The result is disagreements, hurt feelings, and wounded relationships. When did discourse begin to strike such discord?


Understanding why

Somewhere along the way, we became less interested in learning why people hold their views in favor of making them adopt our own opinions. This approach to conversation completely neglects people’s stories—the experiences that make each of us unique.


When you understand why people believe what they do, you honor their journey. You know where they’re coming from and how their background impacts their opinions. This critical context fosters respect, both for individuals and opinions.


Learning someone’s “why” can also help you comprehend why finding agreement might be difficult for them. You wouldn’t expect a European to regard football the same way an American would, right?


Curiosity about the perspectives of others demonstrates a genuine desire to understand who they are at the core. Sadly, genuine interest is often missing from today’s conversations, negotiations, and debates.


How did we get here?

I don’t need to spell out the source of this breakdown. The 24-hour news cycle, the rise of social media, and the perpetual access to communication offered by modern technology have played a massive part in the degradation of discourse.


In a vacuum, these societal developments aren’t bad. In reality, blindly believing media and technology help people establish meaningful connections is a problem. Modern media has united and empowered different factions to isolate themselves from anyone with an opposing view.

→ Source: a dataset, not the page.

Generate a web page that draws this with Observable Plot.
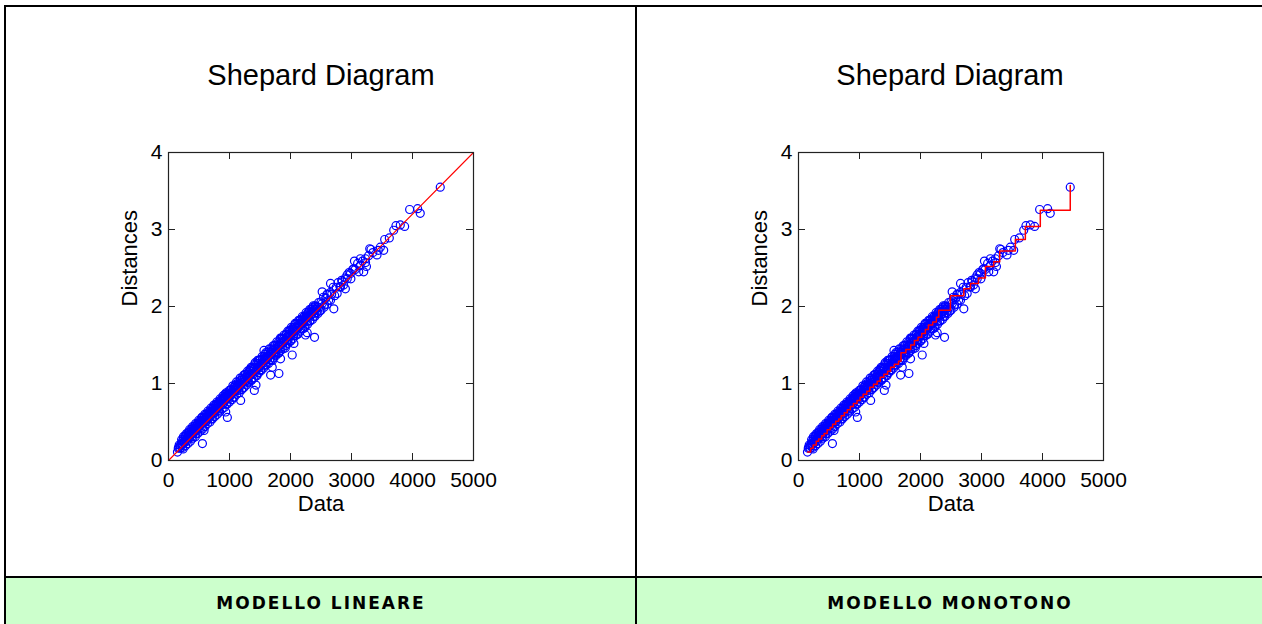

Talking to those with the same ideas and opinions as yours has always been more comfortable. You don’t have to work to find agreement, so we’re at a loss for how to respond when we encounter disagreement. As a result, you might feel disinterested in learning what someone else is saying, let alone why they believe what they’re saying.


No wonder more adults feel alone than ever. A recent Gallup poll found that 17% of American adults regularly feel lonely. Young adults under 30 are the loneliest—and spend more time on their phones than any other age group.


What if the goal of discourse was building understanding?

There is something we can do. Rather than trying to unite everyone on the same side, what if we gave the level of respect for other people’s ideas, opinions, and worldviews that we want for ourselves?


When you come to conversations with empathy and lead with curiosity, you open yourself up to truly see people for who they are. Humbly setting aside your certainty makes room for alternative ideas and perspectives and the possibility of finding common ground.


Shifting your motivation from changing a mind to understanding a perspective could be the way forward. You’ll truly see and hear those you interact with, ultimately leading to authentic, productive discourse.


Switching gears from talking at someone to discussing with them requires strength and vulnerability. Self-control is required to disagree without interrupting. Accepting and admitting you don’t know all the answers is helpful, too.


This is a conscious choice, though, because reserving judgment and leading with curiosity takes work. If we all deliberately decided to engage without rage, can you imagine how different the world might be?


You don’t have to agree with me about this or any other topic. All I’m asking is we work toward building collective decency to listen to each other so we can start to understand.